The most gratifying part of my job is to see my coworkers be successful, whether it be by the team hitting its objectives, or individuals learning something new or achieving personal goals. I really enjoy the chance to contribute to this in any way possible. Sometimes it’s providing input or guidance. Most of the time it’s just getting the right people together at the right time and letting them work their magic. Watching my coworkers run with an idea and come back with something way better than I could have ever imagined myself always blows me away. I guess to summarize that, I really enjoy the collaborative nature of my job and I enjoy seeing people operate at their best selves.
You’ve moved back and forth from startups (Luxe, Pinwheel) to established companies (Zynga, Airbnb), and then back again. What drove those decisions? Why did you choose to come back to startups?
I’ve been fortunate in my career to have had the opportunity to work at so many amazing companies. Each change was generally driven by a desire to learn something new -- the products I’ve worked on span multiple domains and each has come with its own set of challenges and lessons. There’s been a lot of value for me in working at companies both big and small. They definitely develop different skillsets, and the great thing is the learnings are transferable across.
However, my choice to come back to a startup was largely because of the relationships I built. In a startup, you get the chance to work cross-functionally across a lot of disciplines, and the general lack of resources allows for more overlap, and the opportunity for you to go deeper in a broader set of areas. Some of my most cherished friendships were formed at Luxe, and many of them continue to this day (looking at you, Kurt and Curtis). The other thing that I love is that startups force the team to be singularly focused on one thing -- and that’s survival. Viewing things through this lens really helps cut away the BS, and in my opinion provides a clearer picture of how things and people really are.

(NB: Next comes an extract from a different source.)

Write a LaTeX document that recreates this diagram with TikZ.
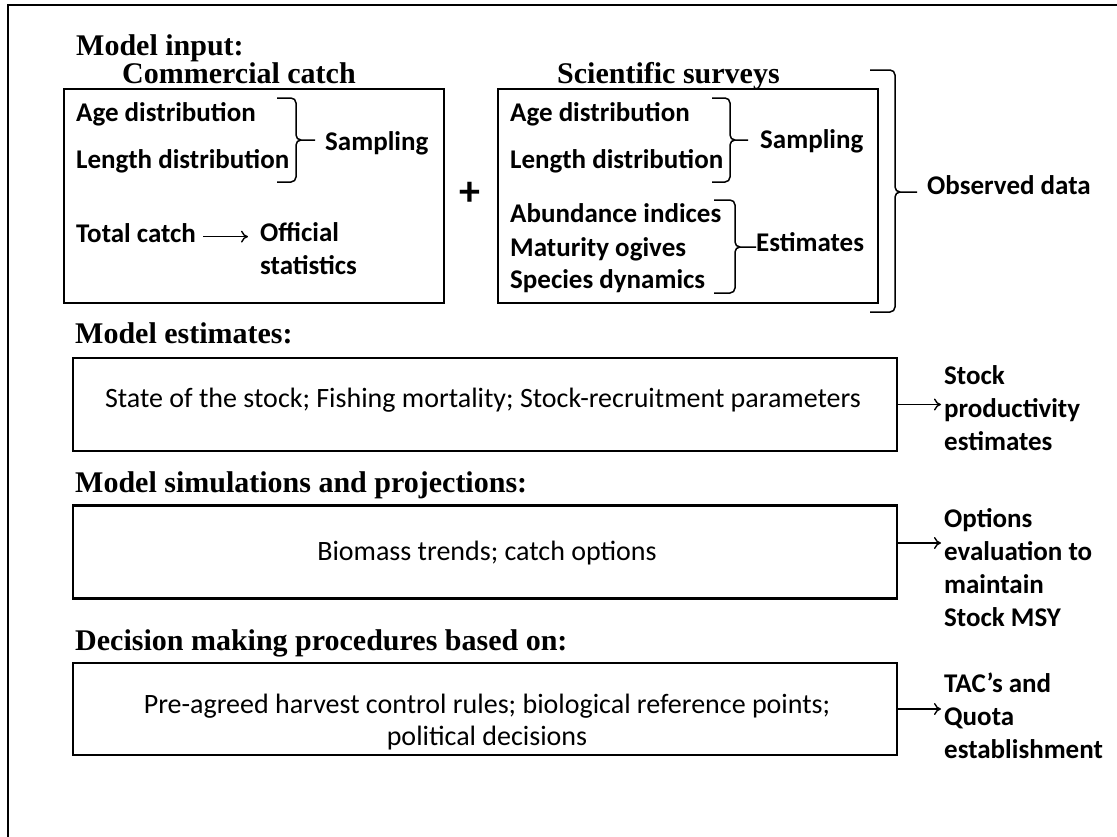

What sets Pinwheel apart from other places you’ve worked?
I’ve been at places where people treat their job as a set of tasks that they need to complete and they don’t always take into consideration how their work is going to impact the customer, or how its larger purpose is going to be realized. While the people here care about their work, I think they care about how our customers are actually going to use it, and how it actually solves the problem that we set out to fix. Pinwheel has done an amazing job of assembling a group of people that are mission-driven. This is kind of a trite saying, but I’ve seen this attitude manifest in everyday interactions. Engineers will hop on bugs immediately when they get posted in our customer success Slack channels, and people are always asking how the deals are going, how the implementations are going, and how we can better serve our customers and their users. No job is beneath anyone here, and the care that people show extends past their specific function.
What do you like to do when you aren't working?
If I’m not working, I am either on two wheels or upside down. I’ve recently gotten more serious about cycling and have been training hand-balancing pretty consistently for the last two years. And I also have two dogs that annoy me, and get annoyed by me in return.
How’d you get into hand balancing?
One day I just decided that I wanted to learn how to do a handstand, and the goal was to hold one for a minute, free-standing. It took me about a year and a half to get to that point, and when I finally achieved it, it was so anticlimactic. When I thought about it, I realized that the process of getting there was more enjoyable than achieving any specific milestone, so I just kept at it. There are so many different shapes and transitions, so it’s really a never-ending journey. I think there are a lot of parallel lessons that can be applied from hand-balancing to life and work, but that’s a conversation for another day.